(Stored data)
--- --- ---
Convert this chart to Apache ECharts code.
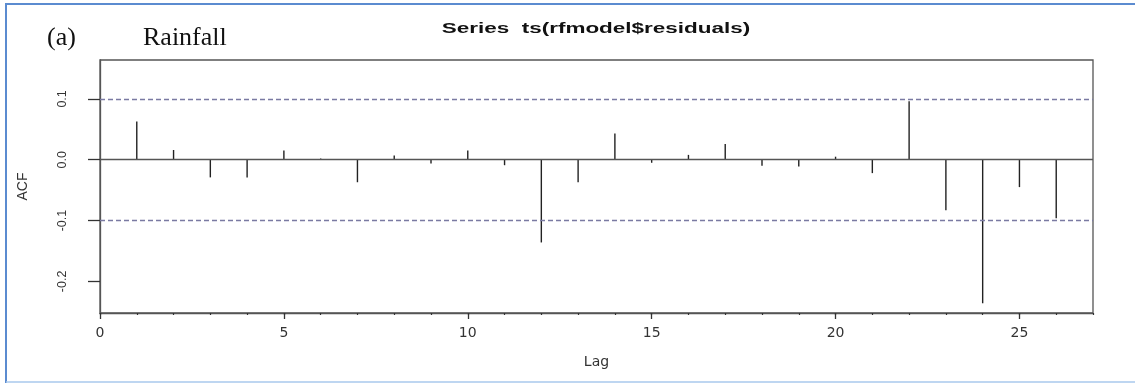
<!DOCTYPE html>
<html>
<head>
<meta charset="utf-8">
<script src="https://cdn.jsdelivr.net/npm/echarts@6/dist/echarts.min.js"></script>
<style>
  html, body { margin: 0; padding: 0; background: #fff; }
  #chart { width: 1135px; height: 383px; }
</style>
</head>
<body>
<div id="chart"></div>
<script>
// Autocorrelation of the rainfall model residuals, lags 1..26
const lags = [1, 2, 3, 4, 5, 6, 7, 8, 9, 10, 11, 12, 13, 14, 15, 16, 17, 18, 19, 20, 21, 22, 23, 24, 25, 26];
const acfValues = [0.063, 0.016, -0.029, -0.029, 0.015, 0.002, -0.037, 0.007, -0.006, 0.015, -0.009, -0.136, -0.037,
                   0.043, -0.005, 0.008, 0.026, -0.010, -0.011, 0.005, -0.022, 0.096, -0.083, -0.236, -0.045, -0.096];
// 95% confidence bound drawn as dashed lines
const confLimit = 0.0975;
const xTicks = [0, 5, 10, 15, 20, 25];
const yTicks = [-0.2, -0.1, 0, 0.1];

const chart = echarts.init(document.getElementById('chart'), null, { renderer: 'canvas' });

const axisColor = '#555';
const textColor = '#333';
const sans = 'Liberation Sans, Arial, sans-serif';
const wideSans = 'DejaVu Sans, Liberation Sans, sans-serif';

chart.setOption({
  animation: false,
  backgroundColor: '#fff',
  grid: {
    left: 100, top: 60, right: 42, bottom: 70,
    show: true, borderColor: axisColor, borderWidth: 1.3, backgroundColor: '#fff'
  },
  xAxis: [
    {
      type: 'value', min: 0, max: 27, interval: 5, position: 'bottom',
      axisLine: { show: true, onZero: false, lineStyle: { color: axisColor, width: 1.3 } },
      axisTick: { show: true, customValues: xTicks, length: 6, lineStyle: { color: textColor, width: 1.3 } },
      axisLabel: { customValues: xTicks, margin: 13, fontSize: 14, color: textColor, fontFamily: wideSans },
      splitLine: { show: false },
      name: 'Lag', nameLocation: 'middle', nameGap: 42,
      nameTextStyle: { fontSize: 14, color: textColor, fontFamily: wideSans }
    },
    {
      // small marks at every lag
      type: 'value', min: 0, max: 27, interval: 1, position: 'bottom',
      axisLine: { show: false, onZero: false },
      axisTick: { show: true, length: 2, lineStyle: { color: textColor, width: 1.2 } },
      axisLabel: { show: false },
      splitLine: { show: false }
    }
  ],
  yAxis: {
    type: 'value', min: -0.252, max: 0.164,
    axisLine: { show: true, onZero: false, lineStyle: { color: axisColor, width: 1.3 } },
    axisTick: { show: true, customValues: yTicks, length: 12, lineStyle: { color: textColor, width: 1.3 } },
    axisLabel: {
      customValues: yTicks, rotate: 90, margin: 31, fontSize: 12.5, color: textColor, fontFamily: sans,
      formatter: v => v.toFixed(1)
    },
    splitLine: { show: false },
    name: 'ACF', nameLocation: 'middle', nameRotate: 90, nameGap: 70,
    nameTextStyle: { fontSize: 14, color: textColor, fontFamily: sans }
  },
  series: [
    {
      type: 'bar',
      xAxisIndex: 0,
      barWidth: 1.4,
      itemStyle: { color: '#222' },
      data: lags.map((lag, i) => [lag, acfValues[i]]),
      markLine: {
        silent: true,
        symbol: 'none',
        label: { show: false },
        data: [
          { yAxis: 0, lineStyle: { type: 'solid', color: axisColor, width: 1.3 } },
          { yAxis: confLimit, lineStyle: { type: [5, 3], color: '#7a7aa2', width: 1.3 } },
          { yAxis: -confLimit, lineStyle: { type: [5, 3], color: '#7a7aa2', width: 1.3 } }
        ]
      }
    }
  ],
  graphic: [
    // panel frame
    { type: 'line', shape: { x1: 5, y1: 4, x2: 1135, y2: 4 }, style: { stroke: '#5b8bd0', lineWidth: 2 } },
    { type: 'line', shape: { x1: 6, y1: 3, x2: 6, y2: 383 }, style: { stroke: '#5b8bd0', lineWidth: 2 } },
    { type: 'line', shape: { x1: 6, y1: 382, x2: 1135, y2: 382 }, style: { stroke: '#a9c9ec', lineWidth: 1.5 } },
    // panel caption
    { type: 'text', x: 47, y: 38, style: { text: '(a)', font: '26px "Liberation Serif", "Times New Roman", serif', fill: '#111', verticalAlign: 'middle' } },
    { type: 'text', x: 143, y: 38, style: { text: 'Rainfall', font: '26px "Liberation Serif", "Times New Roman", serif', fill: '#111', verticalAlign: 'middle' } },
    // chart title
    { type: 'text', x: 596, y: 29, scaleX: 1.45,
      style: { text: 'Series  ts(rfmodel$residuals)', font: 'bold 15.5px "Liberation Sans", Arial, sans-serif', fill: '#111', align: 'center', verticalAlign: 'middle' } }
  ]
});
</script>
</body>
</html>
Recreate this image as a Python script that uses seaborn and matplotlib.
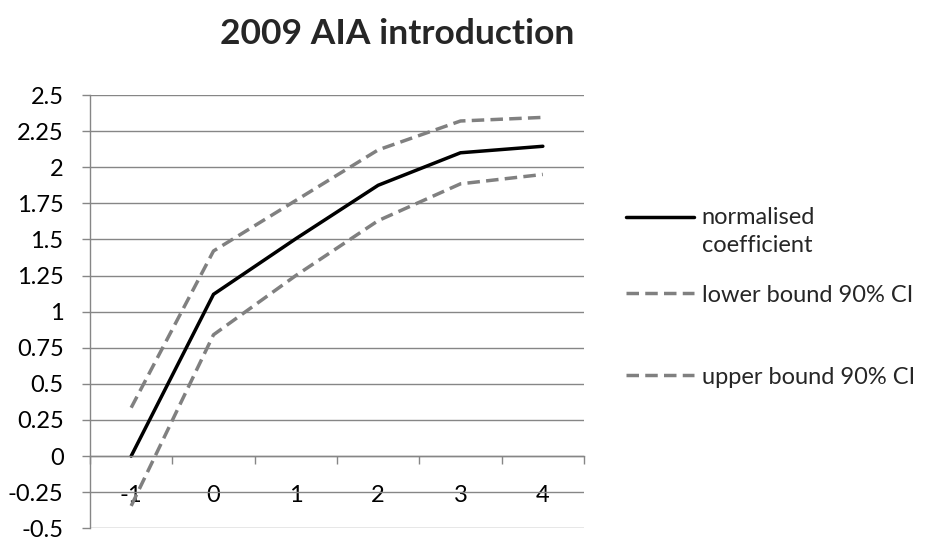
--- --- ---
* The exercise: Write out, word for word, the lines from the start of the data through the one holding "const wideSans = 'DejaVu". Omit pictures.

* Expected answer:
Convert this chart to Apache ECharts code.
<!DOCTYPE html>
<html>
<head>
<meta charset="utf-8">
<script src="https://cdn.jsdelivr.net/npm/echarts@6/dist/echarts.min.js"></script>
<style>
  html, body { margin: 0; padding: 0; background: #fff; }
  #chart { width: 1135px; height: 383px; }
</style>
</head>
<body>
<div id="chart"></div>
<script>
// Autocorrelation of the rainfall model residuals, lags 1..26
const lags = [1, 2, 3, 4, 5, 6, 7, 8, 9, 10, 11, 12, 13, 14, 15, 16, 17, 18, 19, 20, 21, 22, 23, 24, 25, 26];
const acfValues = [0.063, 0.016, -0.029, -0.029, 0.015, 0.002, -0.037, 0.007, -0.006, 0.015, -0.009, -0.136, -0.037,
                   0.043, -0.005, 0.008, 0.026, -0.010, -0.011, 0.005, -0.022, 0.096, -0.083, -0.236, -0.045, -0.096];
// 95% confidence bound drawn as dashed lines
const confLimit = 0.0975;
const xTicks = [0, 5, 10, 15, 20, 25];
const yTicks = [-0.2, -0.1, 0, 0.1];

const chart = echarts.init(document.getElementById('chart'), null, { renderer: 'canvas' });

const axisColor = '#555';
const textColor = '#333';
const sans = 'Liberation Sans, Arial, sans-serif';
const wideSans = 'DejaVu Sans, Liberation Sans, sans-serif';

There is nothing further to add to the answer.